PETALING JAYA: The Attorney-General’s Chambers (AGC) said Tuesday it would “look into” the reported seizure of two Petronas subsidiaries by the descendants of the Sulu sultanate.
In a very brief statement, the AGC said it had been informed about the reported seizures and “we are looking into the matter”.
Meanwhile, lawyer Haniff Khatri Abdulla urged the AGC to immediately explain what happened and why.
He said Attorney-General (AG) Idrus Harun should clear the air on matters related to the arbitration, including legal measures that had been undertaken by, or were about to be undertaken by the AGC, either solely or jointly with Petronas, to safeguard Malaysia’s sovereignty.
He also said the AG should state the status of proceedings or the final decision on the Malaysian government’s application in the Madrid High Court regarding the matter.

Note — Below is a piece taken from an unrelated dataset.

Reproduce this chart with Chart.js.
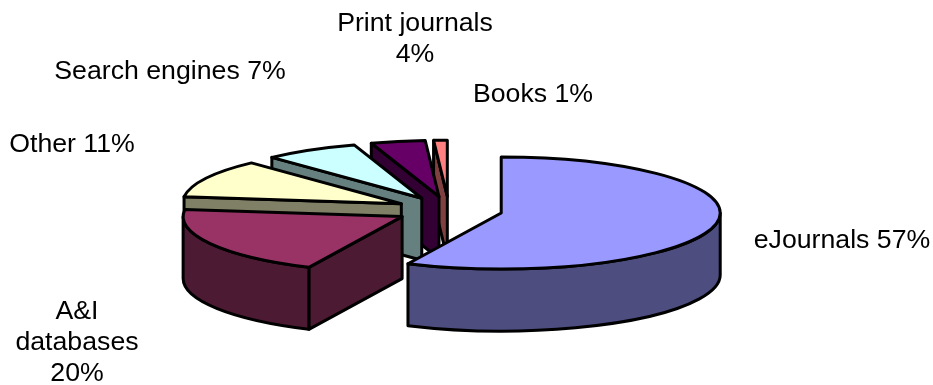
<!DOCTYPE html>
<html>
<head>
<meta charset="utf-8">
<script src="https://cdn.jsdelivr.net/npm/chart.js@4"></script>
<style>
  html, body { margin: 0; padding: 0; background: #fff; }
  canvas { display: block; }
</style>
</head>
<body>
<canvas id="myChart" width="933" height="385"></canvas>
<script>
const categories = ['eJournals', 'A&I databases', 'Other', 'Search engines', 'Print journals', 'Books'];
const shares = [57, 20, 11, 7, 4, 1];
const topColors = ['#9999FF', '#993366', '#FFFFCC', '#CCFFFF', '#660066', '#FF8080'];
const sideColors = ['#4D4D80', '#4D1A33', '#808066', '#668080', '#330033', '#804040'];

// label placement: centre x, first baseline y, wrap width
const labelSpots = [
    [842, 248, 400],
    [77, 319, 130],
    [72, 152, 400],
    [170, 79, 400],
    [415, 31, 180],
    [533, 102, 400]
];

const TILT = 0.256;     // squash of the pie disc
const DEPTH = 62;       // height of the extruded side
const FONT_SIZE = 26.7;
const LINE_GAP = 31;

function tracePoint(ctx, cx, cy, r, a, drop) {
    ctx.lineTo(cx + r * Math.cos(a), cy + r * Math.sin(a) * TILT + drop);
}

function traceRim(ctx, cx, cy, r, a0, a1, drop) {
    ctx.ellipse(cx, cy + drop, r, r * TILT, 0, a0, a1, a1 < a0);
}

function paintPath(ctx, fill) {
    ctx.closePath();
    ctx.fillStyle = fill;
    ctx.fill();
    ctx.stroke();
}

function drawEdgeWall(ctx, cx, cy, r, a, color) {
    ctx.beginPath();
    ctx.moveTo(cx, cy);
    tracePoint(ctx, cx, cy, r, a, 0);
    tracePoint(ctx, cx, cy, r, a, DEPTH);
    ctx.lineTo(cx, cy + DEPTH);
    paintPath(ctx, color);
}

function drawSlice(ctx, arc, options, side) {
    const {x, y, startAngle, endAngle, outerRadius} = arc.getProps(['x', 'y', 'startAngle', 'endAngle', 'outerRadius']);
    const mid = (startAngle + endAngle) / 2;
    const shift = (options.offset || 0) / 4;
    const cx = x + Math.cos(mid) * shift;
    const cy = y + Math.sin(mid) * shift * TILT;

    // radial walls, only the ones turned towards the viewer
    if (Math.cos(startAngle) < -1e-6) {
        drawEdgeWall(ctx, cx, cy, outerRadius, startAngle, side);
    }
    if (Math.cos(endAngle) > 1e-6) {
        drawEdgeWall(ctx, cx, cy, outerRadius, endAngle, side);
    }

    // outer wall, front half of the disc
    const from = Math.max(startAngle, 0);
    const to = Math.min(endAngle, Math.PI);
    if (to > from) {
        ctx.beginPath();
        traceRim(ctx, cx, cy, outerRadius, from, to, 0);
        traceRim(ctx, cx, cy, outerRadius, to, from, DEPTH);
        paintPath(ctx, side);
    }

    // top face
    ctx.beginPath();
    ctx.moveTo(cx, cy);
    traceRim(ctx, cx, cy, outerRadius, startAngle, endAngle, 0);
    paintPath(ctx, options.backgroundColor);
}

const pie3d = {
    id: 'pie3d',
    beforeDatasetDraw(chart, args) {
        const ctx = chart.ctx;
        const meta = args.meta;
        ctx.save();
        ctx.strokeStyle = '#000';
        ctx.lineWidth = 3;
        ctx.lineJoin = 'round';
        // back slices first so the front ones sit over them
        for (let i = meta.data.length - 1; i >= 0; i--) {
            drawSlice(ctx, meta.data[i], meta.data[i].options, sideColors[i]);
        }
        ctx.restore();
        return false;
    },
    afterDraw(chart) {
        const ctx = chart.ctx;
        ctx.save();
        ctx.font = FONT_SIZE + 'px "Liberation Sans", Arial, sans-serif';
        ctx.fillStyle = '#000';
        ctx.textAlign = 'center';
        categories.forEach((name, i) => {
            const [lx, ly, wrap] = labelSpots[i];
            let lines = [];
            let line = '';
            (name + ' ' + shares[i] + '%').split(' ').forEach(word => {
                const next = line ? line + ' ' + word : word;
                if (line && ctx.measureText(next).width > wrap) {
                    lines.push(line);
                    line = word;
                } else {
                    line = next;
                }
            });
            lines.push(line);
            lines.forEach((text, n) => ctx.fillText(text, lx, ly + n * LINE_GAP));
        });
        ctx.restore();
    }
};

new Chart(document.getElementById('myChart').getContext('2d'), {
    type: 'pie',
    data: {
        labels: categories,
        datasets: [{
            data: shares,
            backgroundColor: topColors,
            borderWidth: 0,
            offset: 214
        }]
    },
    options: {
        responsive: false,
        animation: false,
        radius: 219,
        layout: { padding: { top: 35, right: 35 } },
        plugins: {
            legend: { display: false },
            tooltip: { enabled: false }
        }
    },
    plugins: [pie3d]
});
</script>
</body>
</html>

The Government had earlier said it did not recognise the claims and proceedings of the arbitration court in Paris.
Law Minister Wan Junaidi Tuanku Jaafar had told the Dewan Rakyat in March that the appointment of Spanish arbitrator Gonzalo Stampa had been revoked and was no longer valid.
The arbitration was initiated in Madrid, Spain, but after the appointment of Stampa was revoked, the Sulu claimants took the matter to a French court which recognised the award. The Government said in March that it had applied to the court in France to set aside the award and bar its enforcement by the claimants.
Earlier, it was reported that two Petronas subsidiaries in Azerbaijan had been seized by bailiffs after a French arbitration court ruled in March that Malaysia had to pay the descendants of the Sultan of Sulu at least RM62.59 billion.
The Financial Times reported that the move to seize Petronas’ Luxembourg-registered subsidiaries, Petronas Azerbaijan (Shah Deniz) and Petronas South Caucasus, was part of legal efforts launched in 2017 by the heirs to receive compensation for land in Sabah they said their ancestor leased to a British trading company in 1878.
The British daily reported that bailiffs in Luxembourg seized the holding companies, estimated to be worth more than RM8.87 billion, on behalf of their clients on Monday.
The dispute has its origin in the 1878 Deed of Cession between the then Sultan of Sulu, Sultan Jamal Al Alam, and Baron de Overbeck, the then maharaja of Sabah, and British North Borneo Company’s Alfred Dent.
Under the agreement, Jamal ceded sovereignty over large parts of Sabah to Dent and Overbeck, who agreed that they and their future heirs were to pay the heirs of the sultan 5,000 Mexican dollars annually.
In 1936, the last formally recognised Sultan of Sulu, Jamalul Kiram II, died without heirs, and payments temporarily ceased until North Borneo High Court chief justice Charles F Macaskie named nine court-appointed heirs in 1939.
Although Malaysia took over these payments when it became the successor of the agreement following Sabah’s independence and the formation of Malaysia in 1963, these payments – equivalent to RM5,300 – ceased in 2013 after the Lahad Datu incursion.